After pressing, use your thumb to flip the biding all the way around to the other side. You want it to wrap closely against the edge of the quilt, but not tug on and distort the first side. Ideally, the folded edge of your binding will fall just beyond the stitching line made from sewing it to the first side. Begin sewing part of the way down one side 1/16-1/8 inch in from the edge of the binding, using a back stitch to secure your stitches.

As you approach a corner, pause and complete the mitered fold. First, flip the bottom binding up securely against the next side of the quilt. Then, fold over the binding of the side where you are sewing, enveloping the first edge and creating a neat miter. Hold securely, and continue stitching binding down until you just catch both inside corners of the miter. Stop sewing with your needle down, raise you presser foot, and turn the quilt 90 degrees. Continuing to fold over the binding as you sew, resume stitching, pausing to fold each corner as you come to it. When you have sewn all the way around the quilt, finish with a few more back stitches.

Final Tips

If you, like me, don’t find binding to be the most enjoyable part of the process (I am usually D for DONE by the time I get to this step), it’s tempting to rush to get it over with. Don’t. (preaching to the choir here). Slowing down and doing my best to enjoy the process makes SUCH a difference in the final product. Nice straight lines of stitching make a big visual difference with binding, so take your time and do it well.

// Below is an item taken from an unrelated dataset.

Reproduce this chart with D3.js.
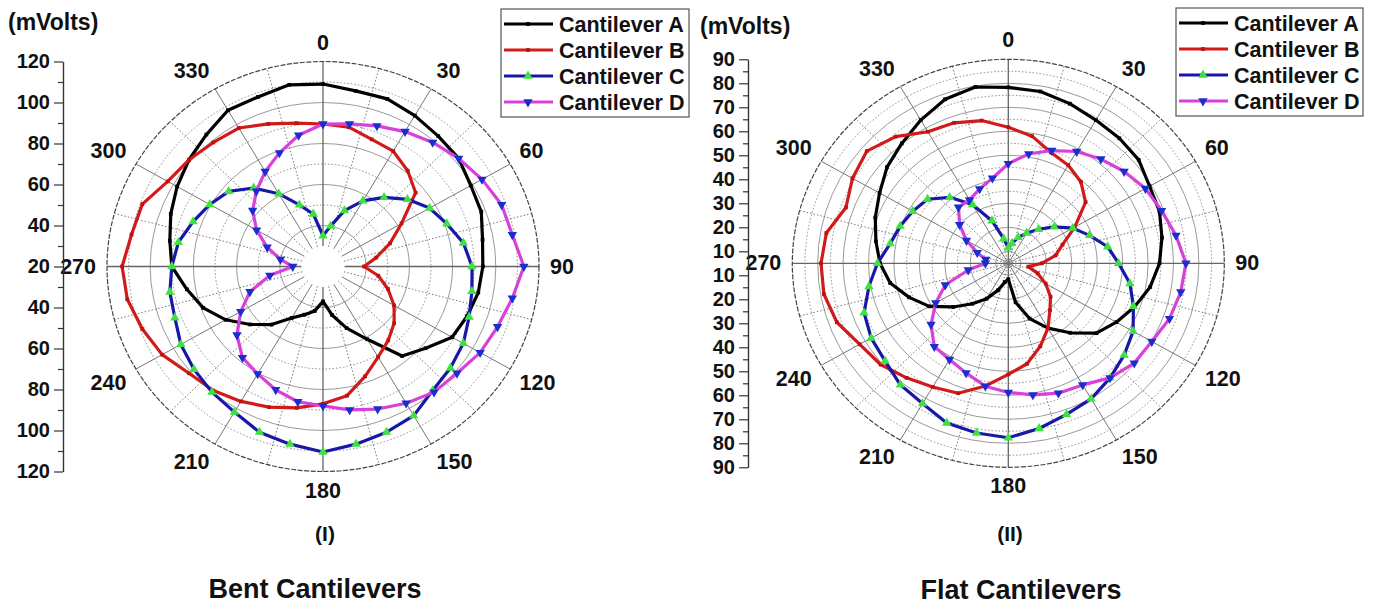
<!DOCTYPE html>
<html>
<head>
<meta charset="utf-8">
<script src="https://cdn.jsdelivr.net/npm/d3@7"></script>
<style>
  body { margin: 0; background: #fff; }
  text { font-family: "Liberation Sans", Arial, sans-serif; font-weight: bold; fill: #111; }
</style>
</head>
<body>
<svg id="chart" width="1373" height="605"></svg>
<script>
// ---------------- DATA ----------------
const angles = d3.range(0, 360, 10);               // degrees, clockwise from top
const seriesNames = ["Cantilever A", "Cantilever B", "Cantilever C", "Cantilever D"];
const angleLabels = [0, 30, 60, 90, 120, 150, 180, 210, 240, 270, 300, 330];

// (I) Bent cantilevers (mVolts)
const bentA = [109,107,107,105,103,102,99,98,95,94, 93,91,89,82,77,61,52,44,37,42, 45,49,57,64,72,79,84,90,92,95, 98,101,104,108,108,110];
const bentB = [89.5,89,86,85,81,76,62,53,45,39, 46,52,58,63,67,71,77,84,87,90, 93,96,99,101,106,109,112,113,110,109, 103,101,99,98,94,91];
const bentC = [35,40,49,57,64,71,77,81,86,89, 90,92,95,97,99,104,106,108,110.5,108, 106,102,100,98,96,93,92,90,88,84, 80.5,77,70,61,52,46];
const bentD = [89.5,90.6,93,96,99,102,105,108,109,113, 109,106,104,101,100,97,94,91,88,87, 84,80.5,78,72,64,56,45,34,40,47.5, 55.5,62.5,68,73.5,79,85];

// (II) Flat cantilevers (mVolts)
const flatA = [78.3,77.7,75.8,73.9,73,72,69.2,68.3,66.4,64.5, 61.7,57.9,54.1,50.3,42.8,36.2,29.5,21.5,11.6,13, 17,22,27,33.3,40.9,46.5,52.2,55.5,57.9,60.7, 63.5,67.3,70.2,73.9,77.7,79.6];
const flatB = [61.7,58.8,54.1,52.2,49.4,44.7,35.2,27.7,23.9,18.2, 13,17.3,22,26.7,30.5,36.2,41.8,47.5,51.3,56.9, 62.6,64.5,67.3,70.6,72.5,76.8,78.7,78.7,77.7,73, 75.8,77.7,73.9,68.3,67.3,65.4];
const flatC = [11.5,13.5,16.5,19.5,23.5,28.6,34.3,39,44.7,48.4, 53.6,57.4,61.7,64.5,67.3,70.2,72,74.9,77.7,76.8, 75.8,72.5,71.1,68.3,67.3,65.4,60.7,56.5,52.2,50.3, 48.4,46.5,40.9,33.3,23.9,15.4];
const flatD = [46.5,51.3,55,58.8,61.7,64.5,67.3,69.2,72,74.9, 73.9,72.5,70.2,69.7,67.3,63.5,62.6,60.7,58.8,57, 53.6,51.3,50.3,44.7,38,31.4,21,14,14,18, 24,30,35.5,35.5,38,41];

// radial axis tick labels (printed top to bottom on the left axis)
const bentAxisLabels = [120,100,80,60,40,20,40,60,80,100,120];
const flatAxisLabels = [90,80,70,60,50,40,30,20,10,10,20,30,40,50,60,70,80,90];
const bentAxisMinor = [110,90,70,50,30];
const flatAxisMinor = [85,75,65,55,45,35,25,15];

// ---------------- STYLE / LAYOUT ----------------
const styles = [
  { color: "#000000", marker: "square",  mcolor: "#000000", msize: 14 },
  { color: "#d11a1a", marker: "square",  mcolor: "#c01010", msize: 14 },
  { color: "#1818a8", marker: "triUp",   mcolor: "#3ee23e", msize: 38 },
  { color: "#d840da", marker: "triDown", mcolor: "#1a2ed0", msize: 38 }
];

const charts = [
  { cx: 323, cy: 266.5, rx: 216, ry: 205, rMin: 20, rMax: 120, hole: 30,
    gridMajor: [40,60,80,100], gridMinor: [50,70,90,110],
    data: [bentA, bentB, bentC, bentD],
    axisX: 63, axisLabels: bentAxisLabels, axisMinor: bentAxisMinor,
    legend: { x: 501, y: 9, w: 188, h: 108, row0: 24 },
    unit: { x: 8, y: 22 }, sub: { text: "(I)", x: 325, y: 533 },
    title: { text: "Bent Cantilevers", x: 315, y: 589 } },
  { cx: 1008.3, cy: 263.3, rx: 216, ry: 204, rMin: 5, rMax: 90, hole: 5,
    gridMajor: [10,20,30,40,50,60,70,80], gridMinor: [15,25,35,45,55,65,75,85],
    data: [flatA, flatB, flatC, flatD],
    axisX: 748, axisLabels: flatAxisLabels, axisMinor: flatAxisMinor,
    legend: { x: 1176, y: 8, w: 187, h: 108, row0: 23 },
    unit: { x: 700, y: 26 }, sub: { text: "(II)", x: 1010, y: 533 },
    title: { text: "Flat Cantilevers", x: 1021, y: 590 } }
];

const svg = d3.select("#chart");

function markerPath(type, size) {
  if (type === "square") return d3.symbol(d3.symbolSquare, size)();
  return d3.symbol(d3.symbolTriangle, size)();
}

function drawChart(cfg) {
  const g = svg.append("g");
  const r = d3.scaleLinear().domain([cfg.rMin, cfg.rMax]).range([0, 1]);
  const pt = (a, v) => {
    const t = a * Math.PI / 180;
    return [cfg.cx + r(v) * cfg.rx * Math.sin(t), cfg.cy - r(v) * cfg.ry * Math.cos(t)];
  };

  // grid: minor (dotted) circles
  g.append("g").selectAll("ellipse").data(cfg.gridMinor).join("ellipse")
    .attr("cx", cfg.cx).attr("cy", cfg.cy)
    .attr("rx", v => r(v) * cfg.rx).attr("ry", v => r(v) * cfg.ry)
    .attr("fill", "none").attr("stroke", "#8c8c8c").attr("stroke-width", 1)
    .attr("stroke-dasharray", "1.5 2");
  // grid: major circles
  g.append("g").selectAll("ellipse").data(cfg.gridMajor).join("ellipse")
    .attr("cx", cfg.cx).attr("cy", cfg.cy)
    .attr("rx", v => r(v) * cfg.rx).attr("ry", v => r(v) * cfg.ry)
    .attr("fill", "none").attr("stroke", "#9a9a9a").attr("stroke-width", 1);

  // spokes
  const spokes = d3.range(0, 360, 15);
  g.append("g").selectAll("line").data(spokes).join("line")
    .attr("x1", a => pt(a, cfg.hole)[0]).attr("y1", a => pt(a, cfg.hole)[1])
    .attr("x2", a => pt(a, cfg.rMax)[0]).attr("y2", a => pt(a, cfg.rMax)[1])
    .attr("stroke", a => a % 90 === 0 ? "#666" : "#777")
    .attr("stroke-width", a => a % 90 === 0 ? 1.3 : 1)
    .attr("stroke-dasharray", a => a % 30 === 0 ? null : "1.5 2");

  // outer boundary
  g.append("ellipse").attr("cx", cfg.cx).attr("cy", cfg.cy)
    .attr("rx", cfg.rx).attr("ry", cfg.ry)
    .attr("fill", "none").attr("stroke", "#444").attr("stroke-width", 1.2)
    .attr("stroke-dasharray", "5 1.5");

  // angle labels
  g.append("g").selectAll("text").data(angleLabels).join("text")
    .attr("x", a => cfg.cx + (cfg.rx + 11) * Math.sin(a * Math.PI / 180))
    .attr("y", a => {
      const c = Math.cos(a * Math.PI / 180);
      const s = Math.abs(c) < 0.01 ? 0 : Math.sign(c);
      return cfg.cy - (cfg.ry + 11) * c - 8 * s;
    })
    .attr("text-anchor", a => {
      const s = Math.sin(a * Math.PI / 180);
      return Math.abs(s) < 0.01 ? "middle" : (s > 0 ? "start" : "end");
    })
    .attr("dominant-baseline", "central")
    .attr("font-size", 21.5)
    .text(a => a);

  // series
  const line = d3.line().curve(d3.curveLinearClosed);
  cfg.data.forEach((vals, i) => {
    const st = styles[i];
    const pts = angles.map((a, k) => pt(a, vals[k]));
    g.append("path").attr("d", line(pts))
      .attr("fill", "none").attr("stroke", st.color)
      .attr("stroke-width", 3.2).attr("stroke-linejoin", "round");
    g.append("g").selectAll("path").data(pts).join("path")
      .attr("d", markerPath(st.marker, st.msize))
      .attr("transform", p => `translate(${p[0]},${p[1]})` + (st.marker === "triDown" ? " rotate(180)" : ""))
      .attr("fill", st.mcolor);
  });

  // left radial axis (mirrored labels)
  const span = cfg.rMax - cfg.rMin;
  const ys = d3.scaleLinear().domain([-span, span]).range([cfg.cy + cfg.ry, cfg.cy - cfg.ry]);
  const half = cfg.axisLabels.length / 2;
  const majorVals = cfg.axisLabels.map((v, i) => (i < half ? 1 : -1) * (v - cfg.rMin));
  const minorVals = cfg.axisMinor.flatMap(v => [v - cfg.rMin, -(v - cfg.rMin)]);
  const ax = g.append("g").attr("transform", `translate(${cfg.axisX},0)`);
  ax.call(d3.axisLeft(ys).tickValues(minorVals).tickSize(5).tickSizeOuter(0).tickFormat(""));
  const ax2 = g.append("g").attr("transform", `translate(${cfg.axisX},0)`);
  ax2.call(d3.axisLeft(ys).tickValues(majorVals).tickSize(9).tickPadding(4).tickSizeOuter(0)
      .tickFormat(d => cfg.rMin + Math.abs(d)));
  [ax, ax2].forEach(a => {
    a.select(".domain").attr("stroke", "#333").attr("stroke-width", 1.2);
    a.selectAll(".tick line").attr("stroke", "#333").attr("stroke-width", 1.2);
  });
  ax2.selectAll(".tick text").attr("font-size", 20)
    .attr("font-family", "Liberation Sans, Arial, sans-serif").attr("font-weight", "bold")
    .attr("fill", "#111");

  // units label
  g.append("text").attr("x", cfg.unit.x).attr("y", cfg.unit.y)
    .attr("dominant-baseline", "central").attr("font-size", 23).text("(mVolts)");

  // legend
  const L = cfg.legend;
  const lg = g.append("g");
  lg.append("rect").attr("x", L.x).attr("y", L.y).attr("width", L.w).attr("height", L.h)
    .attr("fill", "#fff").attr("stroke", "#555").attr("stroke-width", 1.2);
  const rows = lg.selectAll("g.row").data(seriesNames).join("g").attr("class", "row")
    .attr("transform", (d, i) => `translate(0,${L.row0 + i * 26})`);
  rows.append("line").attr("x1", L.x + 3).attr("x2", L.x + 52).attr("y1", 0).attr("y2", 0)
    .attr("stroke", (d, i) => styles[i].color).attr("stroke-width", 3.2);
  rows.append("path")
    .attr("d", (d, i) => markerPath(styles[i].marker, styles[i].msize))
    .attr("transform", (d, i) => `translate(${L.x + 27},0)` + (styles[i].marker === "triDown" ? " rotate(180)" : ""))
    .attr("fill", (d, i) => styles[i].mcolor);
  rows.append("text").attr("x", L.x + 58).attr("y", 1)
    .attr("dominant-baseline", "central").attr("font-size", 21.5).text(d => d);

  // sub label and title
  g.append("text").attr("x", cfg.sub.x).attr("y", cfg.sub.y).attr("text-anchor", "middle")
    .attr("dominant-baseline", "central").attr("font-size", 21).text(cfg.sub.text);
  g.append("text").attr("x", cfg.title.x).attr("y", cfg.title.y).attr("text-anchor", "middle")
    .attr("dominant-baseline", "central").attr("font-size", 27).text(cfg.title.text);
}

charts.forEach(drawChart);
</script>
</body>
</html>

Throughout this tutorial, I was working with a 2 1/4 inch binding that was stitched to the front and flipped to the back. Here is an example of 2 1/2 inch binding that was flipped to the front. and topstitched. You’ll see that an extra quarter inch really does make a much wider binding. The topstitching on this quilt turned out exceptionally well, and the straight line of stitches I would have had from flipping to the back would have interrupted the look of the quilting, so I’m really pleased with how this binding turned out.